Source code of charts:
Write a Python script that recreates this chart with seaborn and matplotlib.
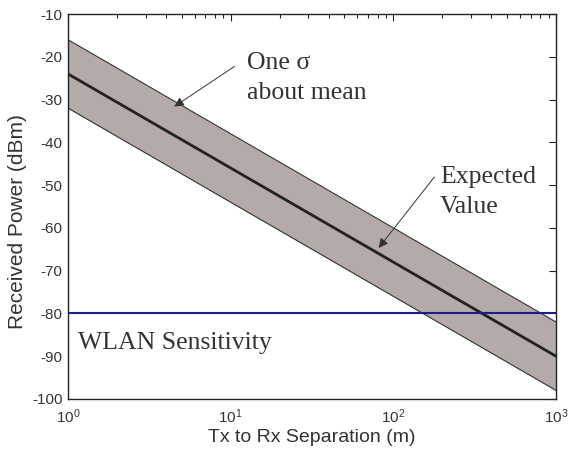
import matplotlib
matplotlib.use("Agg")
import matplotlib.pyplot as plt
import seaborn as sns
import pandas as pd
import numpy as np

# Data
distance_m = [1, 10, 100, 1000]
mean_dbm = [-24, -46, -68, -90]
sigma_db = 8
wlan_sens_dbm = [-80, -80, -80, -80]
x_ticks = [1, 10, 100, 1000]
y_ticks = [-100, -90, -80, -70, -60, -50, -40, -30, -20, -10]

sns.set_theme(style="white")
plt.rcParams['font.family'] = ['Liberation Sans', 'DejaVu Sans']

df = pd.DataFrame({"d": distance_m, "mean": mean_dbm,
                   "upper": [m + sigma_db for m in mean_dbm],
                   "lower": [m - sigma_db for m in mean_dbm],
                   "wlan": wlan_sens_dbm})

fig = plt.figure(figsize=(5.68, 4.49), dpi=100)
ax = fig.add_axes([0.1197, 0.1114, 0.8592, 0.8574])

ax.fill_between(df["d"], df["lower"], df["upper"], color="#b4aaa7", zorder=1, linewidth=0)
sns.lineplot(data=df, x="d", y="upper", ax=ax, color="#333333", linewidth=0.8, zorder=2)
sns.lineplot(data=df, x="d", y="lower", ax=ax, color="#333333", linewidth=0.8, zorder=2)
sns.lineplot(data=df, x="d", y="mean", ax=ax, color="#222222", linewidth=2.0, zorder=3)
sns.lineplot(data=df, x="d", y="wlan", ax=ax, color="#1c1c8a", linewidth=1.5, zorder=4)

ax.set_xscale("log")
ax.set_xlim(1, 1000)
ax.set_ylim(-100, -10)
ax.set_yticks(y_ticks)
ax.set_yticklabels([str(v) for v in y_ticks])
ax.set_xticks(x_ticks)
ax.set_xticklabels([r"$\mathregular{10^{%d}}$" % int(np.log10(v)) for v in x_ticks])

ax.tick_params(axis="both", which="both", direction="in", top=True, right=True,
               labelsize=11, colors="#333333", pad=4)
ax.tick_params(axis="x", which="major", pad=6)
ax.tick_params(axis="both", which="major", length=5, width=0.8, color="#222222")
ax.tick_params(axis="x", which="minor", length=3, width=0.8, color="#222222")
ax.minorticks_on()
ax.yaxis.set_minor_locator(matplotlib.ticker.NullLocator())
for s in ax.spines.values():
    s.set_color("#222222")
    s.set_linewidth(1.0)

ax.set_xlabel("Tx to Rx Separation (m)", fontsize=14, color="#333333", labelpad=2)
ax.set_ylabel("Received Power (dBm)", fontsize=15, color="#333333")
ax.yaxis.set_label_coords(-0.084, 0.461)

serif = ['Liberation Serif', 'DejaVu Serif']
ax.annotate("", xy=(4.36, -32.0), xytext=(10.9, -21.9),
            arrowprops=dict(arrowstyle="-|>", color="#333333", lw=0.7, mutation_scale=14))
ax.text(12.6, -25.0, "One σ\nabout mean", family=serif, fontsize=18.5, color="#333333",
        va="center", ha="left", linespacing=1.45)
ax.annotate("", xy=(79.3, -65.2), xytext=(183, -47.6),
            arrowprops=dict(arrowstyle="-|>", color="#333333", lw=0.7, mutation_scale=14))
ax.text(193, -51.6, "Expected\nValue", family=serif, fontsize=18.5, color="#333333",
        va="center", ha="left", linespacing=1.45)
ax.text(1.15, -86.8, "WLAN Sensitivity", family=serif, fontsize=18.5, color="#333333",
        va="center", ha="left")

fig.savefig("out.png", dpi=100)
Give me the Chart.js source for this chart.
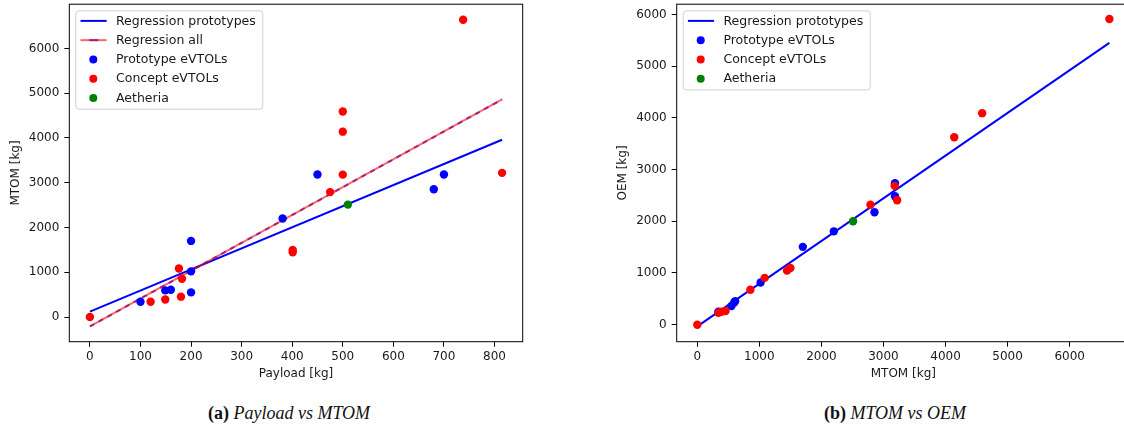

• **WRITTEN INSTRUCTION**
Skip the pictures and transcribe the rest of the records exactly.

• **RESPONSE TO THE TASK**
Write a Python script that recreates this chart with seaborn and matplotlib.
import matplotlib
matplotlib.use("Agg")
import matplotlib.pyplot as plt
import seaborn as sns
import pandas as pd
import numpy as np

# Data
distance_m = [1, 10, 100, 1000]
mean_dbm = [-24, -46, -68, -90]
sigma_db = 8
wlan_sens_dbm = [-80, -80, -80, -80]
x_ticks = [1, 10, 100, 1000]
y_ticks = [-100, -90, -80, -70, -60, -50, -40, -30, -20, -10]

sns.set_theme(style="white")
plt.rcParams['font.family'] = ['Liberation Sans', 'DejaVu Sans']

df = pd.DataFrame({"d": distance_m, "mean": mean_dbm,
                   "upper": [m + sigma_db for m in mean_dbm],
                   "lower": [m - sigma_db for m in mean_dbm],
                   "wlan": wlan_sens_dbm})

fig = plt.figure(figsize=(5.68, 4.49), dpi=100)
ax = fig.add_axes([0.1197, 0.1114, 0.8592, 0.8574])

ax.fill_between(df["d"], df["lower"], df["upper"], color="#b4aaa7", zorder=1, linewidth=0)
sns.lineplot(data=df, x="d", y="upper", ax=ax, color="#333333", linewidth=0.8, zorder=2)
sns.lineplot(data=df, x="d", y="lower", ax=ax, color="#333333", linewidth=0.8, zorder=2)
sns.lineplot(data=df, x="d", y="mean", ax=ax, color="#222222", linewidth=2.0, zorder=3)
sns.lineplot(data=df, x="d", y="wlan", ax=ax, color="#1c1c8a", linewidth=1.5, zorder=4)

ax.set_xscale("log")
ax.set_xlim(1, 1000)
ax.set_ylim(-100, -10)
ax.set_yticks(y_ticks)
ax.set_yticklabels([str(v) for v in y_ticks])
ax.set_xticks(x_ticks)
ax.set_xticklabels([r"$\mathregular{10^{%d}}$" % int(np.log10(v)) for v in x_ticks])

ax.tick_params(axis="both", which="both", direction="in", top=True, right=True,
               labelsize=11, colors="#333333", pad=4)
ax.tick_params(axis="x", which="major", pad=6)
ax.tick_params(axis="both", which="major", length=5, width=0.8, color="#222222")
ax.tick_params(axis="x", which="minor", length=3, width=0.8, color="#222222")
ax.minorticks_on()
ax.yaxis.set_minor_locator(matplotlib.ticker.NullLocator())
for s in ax.spines.values():
    s.set_color("#222222")
    s.set_linewidth(1.0)

ax.set_xlabel("Tx to Rx Separation (m)", fontsize=14, color="#333333", labelpad=2)
ax.set_ylabel("Received Power (dBm)", fontsize=15, color="#333333")
ax.yaxis.set_label_coords(-0.084, 0.461)

serif = ['Liberation Serif', 'DejaVu Serif']
ax.annotate("", xy=(4.36, -32.0), xytext=(10.9, -21.9),
            arrowprops=dict(arrowstyle="-|>", color="#333333", lw=0.7, mutation_scale=14))
ax.text(12.6, -25.0, "One σ\nabout mean", family=serif, fontsize=18.5, color="#333333",
        va="center", ha="left", linespacing=1.45)
ax.annotate("", xy=(79.3, -65.2), xytext=(183, -47.6),
            arrowprops=dict(arrowstyle="-|>", color="#333333", lw=0.7, mutation_scale=14))
ax.text(193, -51.6, "Expected\nValue", family=serif, fontsize=18.5, color="#333333",
        va="center", ha="left", linespacing=1.45)
ax.text(1.15, -86.8, "WLAN Sensitivity", family=serif, fontsize=18.5, color="#333333",
        va="center", ha="left")

fig.savefig("out.png", dpi=100)
Give me the Chart.js source for this chart.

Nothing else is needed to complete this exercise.